Exercise instructions |
Skip all pictures, then print the remaining material exactly.

Supplied information |
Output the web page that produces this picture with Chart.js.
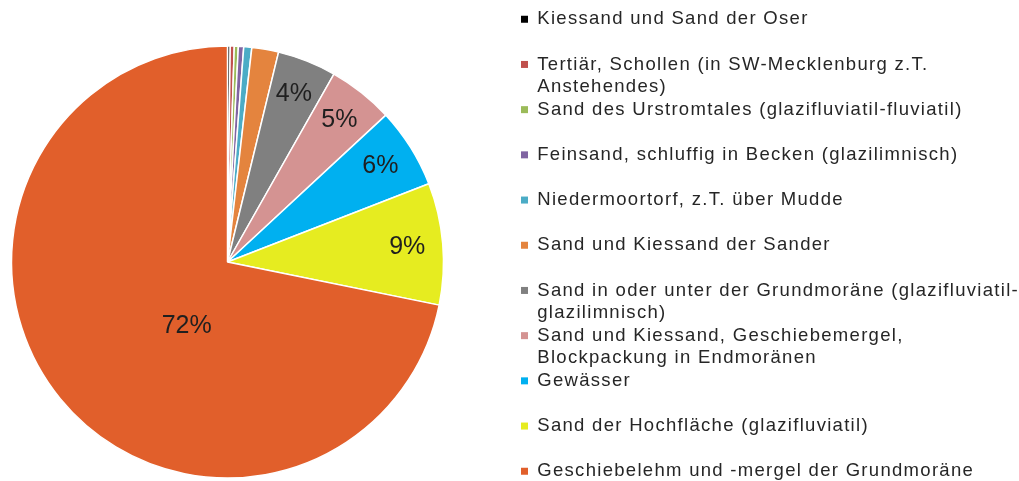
<!DOCTYPE html>
<html lang="de">
<head>
<meta charset="UTF-8" />
<title>Anteile der Substrate</title>
<script src="https://cdn.jsdelivr.net/npm/chart.js"></script>
<style>
  html, body { margin: 0; padding: 0; background: #ffffff; overflow: hidden; width: 1019px; height: 481px; }
  /* Zeichenfläche etwas größer als das Fenster, damit Kreis und Legende wie im Original sitzen */
  #box { position: absolute; left: -66px; top: 0; width: 1095px; height: 514px; }
</style>
</head>
<body>
<div id="box"><canvas id="kreis"></canvas></div>
<script>
// Legendentexte (zweite Zeile leer, wenn nicht umbrochen)
const kategorien = [
  ["Kiessand und Sand der Oser", ""],
  ["Tertiär, Schollen (in SW-Mecklenburg z.T.", "Anstehendes)"],
  ["Sand des Urstromtales (glazifluviatil-fluviatil)", ""],
  ["Feinsand, schluffig in Becken (glazilimnisch)", ""],
  ["Niedermoortorf, z.T. über Mudde", ""],
  ["Sand und Kiessand der Sander", ""],
  ["Sand in oder unter der Grundmoräne (glazifluviatil-", "glazilimnisch)"],
  ["Sand und Kiessand, Geschiebemergel,", "Blockpackung in Endmoränen"],
  ["Gewässer", ""],
  ["Sand der Hochfläche (glazifluviatil)", ""],
  ["Geschiebelehm und -mergel der Grundmoräne", ""]
];
// Anteile in %
const anteile = [0.2, 0.3, 0.3, 0.4, 0.6, 2.0, 4.4, 4.9, 6.0, 9.1, 71.8];
const farben = [
  "#000000", "#c0504d", "#9bbb59", "#8064a2", "#4bacc6", "#e4843e",
  "#808080", "#d49392", "#00b0f0", "#e6ec20", "#e15f2b"
];

const sperrung = {
  id: "sperrung",
  beforeLayout(chart) { chart.ctx.letterSpacing = "1.3px"; },
  beforeDraw(chart) { chart.ctx.letterSpacing = "1.3px"; }
};

const prozentLabels = {
  id: "prozentLabels",
  afterDatasetsDraw(chart) {
    const ctx = chart.ctx;
    const meta = chart.getDatasetMeta(0);
    const werte = chart.data.datasets[0].data;
    const summe = werte.reduce((a, b) => a + b, 0);
    ctx.save();
    ctx.letterSpacing = "0px";
    ctx.font = '25px "Liberation Sans", Arial, sans-serif';
    ctx.fillStyle = "#1f1f1f";
    ctx.textAlign = "center";
    ctx.textBaseline = "middle";
    meta.data.forEach((arc, i) => {
      const p = Math.round(werte[i] / summe * 100);
      if (p < 4) return;
      const { x, y, startAngle, endAngle, outerRadius } =
        arc.getProps(["x", "y", "startAngle", "endAngle", "outerRadius"], true);
      const gross = werte[i] / summe > 0.5;
      const a = startAngle + (endAngle - startAngle) * (gross ? 0.43 : 0.5);
      const r = outerRadius * (gross ? 0.35 : 0.835);
      ctx.fillText(p + "%", x + r * Math.cos(a), y + r * Math.sin(a));
    });
    ctx.restore();
  }
};

new Chart(document.getElementById("kreis"), {
  type: "pie",
  data: {
    labels: kategorien,
    datasets: [{
      data: anteile,
      backgroundColor: farben,
      borderColor: "#ffffff",
      borderWidth: 1.5,
      radius: 216
    }]
  },
  options: {
    responsive: true,
    maintainAspectRatio: false,
    animation: false,
    layout: { padding: { top: 10 } },
    plugins: {
      legend: {
        position: "right",
        align: "start",
        labels: {
          boxWidth: 7,
          boxHeight: 7,
          padding: 0,
          color: "#262626",
          font: { family: '"Liberation Sans", Arial, sans-serif', size: 18.5, lineHeight: "22.6px" },
          generateLabels(chart) {
            const items = Chart.overrides.pie.plugins.legend.labels.generateLabels(chart);
            return items.map(it => ({ ...it, lineWidth: 0 }));
          }
        }
      },
      tooltip: { enabled: false }
    }
  },
  plugins: [sperrung, prozentLabels]
});
</script>
</body>
</html>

Result for this task |
Output the web page that produces this picture with Chart.js.
<!DOCTYPE html>
<html lang="de">
<head>
<meta charset="UTF-8" />
<title>Anteile der Substrate</title>
<script src="https://cdn.jsdelivr.net/npm/chart.js"></script>
<style>
  html, body { margin: 0; padding: 0; background: #ffffff; overflow: hidden; width: 1019px; height: 481px; }
  /* Zeichenfläche etwas größer als das Fenster, damit Kreis und Legende wie im Original sitzen */
  #box { position: absolute; left: -66px; top: 0; width: 1095px; height: 514px; }
</style>
</head>
<body>
<div id="box"><canvas id="kreis"></canvas></div>
<script>
// Legendentexte (zweite Zeile leer, wenn nicht umbrochen)
const kategorien = [
  ["Kiessand und Sand der Oser", ""],
  ["Tertiär, Schollen (in SW-Mecklenburg z.T.", "Anstehendes)"],
  ["Sand des Urstromtales (glazifluviatil-fluviatil)", ""],
  ["Feinsand, schluffig in Becken (glazilimnisch)", ""],
  ["Niedermoortorf, z.T. über Mudde", ""],
  ["Sand und Kiessand der Sander", ""],
  ["Sand in oder unter der Grundmoräne (glazifluviatil-", "glazilimnisch)"],
  ["Sand und Kiessand, Geschiebemergel,", "Blockpackung in Endmoränen"],
  ["Gewässer", ""],
  ["Sand der Hochfläche (glazifluviatil)", ""],
  ["Geschiebelehm und -mergel der Grundmoräne", ""]
];
// Anteile in %
const anteile = [0.2, 0.3, 0.3, 0.4, 0.6, 2.0, 4.4, 4.9, 6.0, 9.1, 71.8];
const farben = [
  "#000000", "#c0504d", "#9bbb59", "#8064a2", "#4bacc6", "#e4843e",
  "#808080", "#d49392", "#00b0f0", "#e6ec20", "#e15f2b"
];

const sperrung = {
  id: "sperrung",
  beforeLayout(chart) { chart.ctx.letterSpacing = "1.3px"; },
  beforeDraw(chart) { chart.ctx.letterSpacing = "1.3px"; }
};

const prozentLabels = {
  id: "prozentLabels",
  afterDatasetsDraw(chart) {
    const ctx = chart.ctx;
    const meta = chart.getDatasetMeta(0);
    const werte = chart.data.datasets[0].data;
    const summe = werte.reduce((a, b) => a + b, 0);
    ctx.save();
    ctx.letterSpacing = "0px";
    ctx.font = '25px "Liberation Sans", Arial, sans-serif';
    ctx.fillStyle = "#1f1f1f";
    ctx.textAlign = "center";
    ctx.textBaseline = "middle";
    meta.data.forEach((arc, i) => {
      const p = Math.round(werte[i] / summe * 100);
      if (p < 4) return;
      const { x, y, startAngle, endAngle, outerRadius } =
        arc.getProps(["x", "y", "startAngle", "endAngle", "outerRadius"], true);
      const gross = werte[i] / summe > 0.5;
      const a = startAngle + (endAngle - startAngle) * (gross ? 0.43 : 0.5);
      const r = outerRadius * (gross ? 0.35 : 0.835);
      ctx.fillText(p + "%", x + r * Math.cos(a), y + r * Math.sin(a));
    });
    ctx.restore();
  }
};

new Chart(document.getElementById("kreis"), {
  type: "pie",
  data: {
    labels: kategorien,
    datasets: [{
      data: anteile,
      backgroundColor: farben,
      borderColor: "#ffffff",
      borderWidth: 1.5,
      radius: 216
    }]
  },
  options: {
    responsive: true,
    maintainAspectRatio: false,
    animation: false,
    layout: { padding: { top: 10 } },
    plugins: {
      legend: {
        position: "right",
        align: "start",
        labels: {
          boxWidth: 7,
          boxHeight: 7,
          padding: 0,
          color: "#262626",
          font: { family: '"Liberation Sans", Arial, sans-serif', size: 18.5, lineHeight: "22.6px" },
          generateLabels(chart) {
            const items = Chart.overrides.pie.plugins.legend.labels.generateLabels(chart);
            return items.map(it => ({ ...it, lineWidth: 0 }));
          }
        }
      },
      tooltip: { enabled: false }
    }
  },
  plugins: [sperrung, prozentLabels]
});
</script>
</body>
</html>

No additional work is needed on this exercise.